### DATASET EXCERPT:
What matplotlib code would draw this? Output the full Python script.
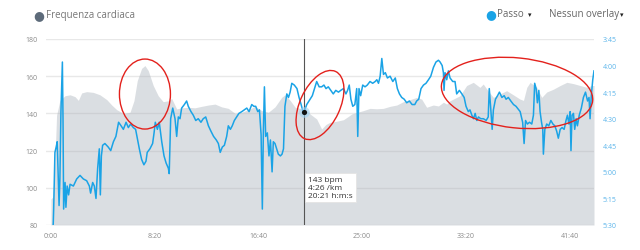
import matplotlib
matplotlib.use('Agg')
import matplotlib.pyplot as plt
import matplotlib.transforms as mt
from matplotlib.patches import Ellipse
from matplotlib.ticker import FixedLocator, FuncFormatter

plt.rcParams['font.family'] = ['Open Sans', 'DejaVu Sans']

# heart rate (s, bpm)
hr_t = [0, 8, 19, 27, 43, 68, 92, 116, 132, 148, 172, 204, 236, 269, 293, 317, 349, 381, 400, 416,
        437, 453, 469, 493, 517, 541, 566, 582, 606, 630, 662, 694, 727, 759, 791, 823, 855, 888, 920,
        952, 984, 1016, 1048, 1080, 1112, 1128, 1153, 1177, 1209, 1225, 1249, 1281, 1305, 1325, 1345,
        1378, 1410, 1434, 1450, 1474, 1506, 1538, 1570, 1602, 1635, 1667, 1699, 1731, 1763, 1787, 1811,
        1843, 1868, 1892, 1908, 1924, 1972, 2004, 2036, 2068, 2084, 2108, 2133, 2165, 2197, 2229, 2261,
        2278, 2294, 2310, 2342, 2366, 2390, 2422, 2455, 2487, 2519, 2551, 2583, 2607, 2618]
hr_bpm = [94, 95, 114, 139, 147, 149.5, 150, 149, 147, 151, 151.7, 151.3, 150, 147.4, 144.5, 142, 140,
          140.6, 146.8, 157.6, 164.2, 165.7, 163, 155, 149.5, 146.3, 146.8, 148, 142.4, 143, 143.3, 143,
          143.8, 144.5, 145, 143.5, 142.7, 140, 140.6, 142, 143.8, 141.5, 140.6, 143.5, 148.6, 150, 147,
          143.3, 142.4, 143, 139.7, 137, 131.6, 134, 135.2, 135.8, 136.6, 138.4, 139.7, 140.5, 141.5,
          142.7, 142.5, 142.7, 143.8, 144.5, 146.3, 147.4, 148.6, 147.7, 143.3, 144.5, 144, 146, 145,
          146.8, 149.5, 155, 156.7, 154, 155.8, 152, 148.6, 150.5, 152.2, 150, 147.7, 147, 154, 156.7,
          154, 148.6, 151.5, 153, 155, 156.7, 156, 155, 154, 155, 155]

# pace (s, s/km)
pace_t = [8, 11, 13, 19, 25, 30, 39, 43, 48, 55, 58, 61, 68, 72, 78, 85, 92, 108, 124, 140, 156, 172,
          185, 191, 201, 209, 217, 225, 233, 238, 243, 249, 260, 276, 288, 301, 313, 326, 338, 349, 362,
          373, 384, 397, 408, 416, 426, 437, 448, 458, 464, 477, 490, 497, 503, 513, 522, 534, 545, 555,
          566, 570, 577, 587, 598, 606, 614, 622, 630, 643, 654, 662, 675, 686, 698, 710, 723, 734, 746,
          759, 771, 784, 797, 807, 816, 826, 836, 847, 855, 865, 874, 884, 895, 906, 920, 932, 944, 955,
          968, 978, 987, 997, 1005, 1013, 1019, 1024, 1029, 1035, 1043, 1051, 1058, 1066, 1072, 1080,
          1088, 1096, 1106, 1114, 1121, 1128, 1137, 1145, 1153, 1161, 1173, 1186, 1196, 1206, 1215, 1221,
          1233, 1249, 1260, 1273, 1281, 1293, 1305, 1316, 1326, 1337, 1349, 1361, 1373, 1386, 1397, 1410,
          1422, 1430, 1438, 1446, 1455, 1465, 1474, 1479, 1485, 1493, 1503, 1514, 1525, 1538, 1551, 1563,
          1571, 1579, 1587, 1595, 1603, 1612, 1622, 1635, 1648, 1660, 1670, 1680, 1691, 1703, 1715, 1728,
          1741, 1754, 1763, 1773, 1784, 1796, 1808, 1820, 1831, 1844, 1856, 1868, 1876, 1886, 1892, 1895,
          1900, 1908, 1916, 1924, 1937, 1948, 1956, 1969, 1981, 1992, 2001, 2012, 2020, 2029, 2037, 2045,
          2053, 2061, 2072, 2085, 2098, 2108, 2113, 2120, 2127, 2133, 2143, 2153, 2162, 2174, 2185, 2194,
          2205, 2217, 2230, 2242, 2255, 2262, 2268, 2274, 2281, 2288, 2297, 2307, 2318, 2326, 2332, 2339,
          2345, 2352, 2358, 2365, 2371, 2374, 2381, 2390, 2400, 2410, 2420, 2429, 2438, 2446, 2455, 2464,
          2474, 2483, 2490, 2497, 2503, 2507, 2512, 2519, 2525, 2532, 2538, 2547, 2557, 2567, 2577, 2587,
          2594, 2599, 2605, 2612, 2618]
pace_s = [335, 329, 321, 289, 286, 283, 319, 304, 266, 238, 270, 321, 306, 320, 308, 313, 307, 308, 304,
          302, 304, 305, 308, 312, 306, 308, 315, 298, 287, 313, 291, 285, 284, 286, 288, 283, 280, 272,
          274, 276, 272, 275, 273, 275, 276, 281, 287, 293, 296, 294, 289, 287, 284, 278, 272, 276, 272,
          283, 291, 295, 298, 301, 270, 264, 270, 280, 269, 270, 264, 262, 260, 263, 266, 268, 271, 270,
          272, 270, 269, 274, 277, 280, 282, 284, 289, 286, 285, 280, 274, 276, 274, 271, 269, 267, 266,
          265, 264, 266, 262, 263, 263, 266, 265, 279, 321, 277, 252, 280, 278, 291, 282, 300, 283, 284,
          287, 290, 291, 290, 287, 263, 256, 258, 255, 250, 251, 253, 258, 262, 266, 266, 262, 259, 257,
          252, 249, 252, 252, 251, 253, 252, 254, 256, 254, 255, 254, 253, 256, 254, 251, 259, 263, 262,
          253, 280, 253, 257, 251, 252, 251, 249, 250, 249, 248, 250, 246, 236, 245, 244, 247, 246, 249,
          247, 253, 256, 258, 259, 261, 260, 262, 262, 260, 259, 253, 251, 250, 248, 246, 241, 238, 237,
          238, 240, 244, 254, 244, 248, 243, 247, 249, 249, 256, 254, 256, 258, 263, 266, 265, 268, 270,
          267, 271, 269, 270, 270, 271, 269, 253, 264, 276, 265, 259, 257, 255, 258, 257, 259, 258, 260,
          262, 263, 265, 266, 269, 272, 284, 271, 273, 272, 273, 268, 250, 253, 261, 254, 266, 272, 276,
          290, 276, 273, 274, 271, 273, 274, 277, 281, 276, 275, 276, 271, 268, 273, 266, 288, 268, 267,
          276, 270, 274, 268, 264, 258, 255, 260, 258, 270, 257, 248, 243]

x_ticks = [0, 500, 1000, 1500, 2000, 2500]
hr_ticks = [80, 100, 120, 140, 160, 180]
pace_ticks = [225, 240, 255, 270, 285, 300, 315, 330]

cursor_t = 1221
cursor_pace = 266
tooltip_lines = ['143 bpm', '4:26 /km', '20:21 h:m:s']

# hand drawn marks: centre (s, bpm), width/height in px, angle
marks = [(453, 150.4, 51, 70, 0), (1297, 144.5, 40, 74, -25), (2247, 151, 152, 70, -6)]


def mmss(v, pos=None):
    v = int(round(v))
    return f'{v // 60}:{v % 60:02d}'


fig = plt.figure(figsize=(6.4, 2.51), dpi=100)
ax = fig.add_axes([46/640, 25/251, 548/640, 186/251])
ax2 = ax.twinx()

ax.set_xlim(-24, 2618)
ax.set_ylim(80, 180)
ax.yaxis.set_major_locator(FixedLocator(hr_ticks))
ax.xaxis.set_major_locator(FixedLocator(x_ticks))
ax.xaxis.set_major_formatter(FuncFormatter(mmss))
ax.grid(axis='y', color='#e8e8e8', lw=1.0, zorder=0)
ax.set_axisbelow(True)
ax.fill_between(hr_t, 80, hr_bpm, color='#a9b1ba', alpha=0.42, lw=0, zorder=1)

ax2.set_ylim(330, 225)
ax2.yaxis.set_major_locator(FixedLocator(pace_ticks))
ax2.yaxis.set_major_formatter(FuncFormatter(mmss))
ax2.plot(pace_t, pace_s, color='#1aa3e6', lw=1.1, zorder=3)

for a in (ax, ax2):
    for s in a.spines.values():
        s.set_visible(False)
    a.tick_params(length=0, labelsize=5)
ax.tick_params(axis='y', colors='#8a8a8a', pad=6)
ax.tick_params(axis='x', colors='#8a8a8a', pad=5)
ax2.tick_params(axis='y', colors='#5ab4ea', pad=6)

# cursor
trans = mt.blended_transform_factory(ax.transData, ax.transAxes)
ax.plot([cursor_t, cursor_t], [0, 1], transform=trans, color='#555555', lw=0.8, zorder=4)
ax2.scatter([cursor_t], [cursor_pace], s=60, color='#9fd3f3', alpha=0.6, lw=0, zorder=5)
ax2.scatter([cursor_t], [cursor_pace], s=14, color='#111111', lw=0, zorder=6)
ax2.annotate('\n'.join(tooltip_lines), xy=(cursor_t, cursor_pace), xytext=(4, -64),
             textcoords='offset pixels', ha='left', va='top', fontsize=6, color='#333333',
             linespacing=1.25, zorder=7,
             bbox=dict(boxstyle='square,pad=0.35', fc='white', ec='#e4e4e4', lw=0.6))

for cx, cy, w, h, ang in marks:
    tr = fig.dpi_scale_trans + mt.ScaledTranslation(cx, cy, ax.transData)
    e = Ellipse((0, 0), w / 100, h / 100, angle=ang, transform=tr, fill=False,
                ec='#e3211c', lw=1.0, zorder=8, clip_on=False)
    fig.add_artist(e)

# header
fig.text(39/640, 1 - 16/251, '\u25cf', color='#5d6b7a', fontsize=9, ha='center', va='center')
fig.text(46/640, 1 - 16/251, 'Frequenza cardiaca', color='#777777', fontsize=7, ha='left', va='center')
fig.text(491/640, 1 - 15/251, '\u25cf', color='#1aa3e6', fontsize=9, ha='center', va='center')
fig.text(497/640, 1 - 15/251, 'Passo', color='#666666', fontsize=7, ha='left', va='center')
fig.text(530/640, 1 - 15/251, '\u25be', color='#222222', fontsize=5, ha='center', va='center',
         family='DejaVu Sans')
fig.text(549/640, 1 - 15/251, 'Nessun overlay', color='#666666', fontsize=7, ha='left', va='center')
fig.text(622/640, 1 - 15/251, '\u25be', color='#222222', fontsize=5, ha='center', va='center',
         family='DejaVu Sans')

fig.savefig('out.png', dpi=100)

### PROMPT:
Set the lines above down again, word for word, from the first through the one containing "plt.rcParams['font.family'] = ['Open"; pictures excluded.

### FINISHED ANSWER:
What matplotlib code would draw this? Output the full Python script.
import matplotlib
matplotlib.use('Agg')
import matplotlib.pyplot as plt
import matplotlib.transforms as mt
from matplotlib.patches import Ellipse
from matplotlib.ticker import FixedLocator, FuncFormatter

plt.rcParams['font.family'] = ['Open Sans', 'DejaVu Sans']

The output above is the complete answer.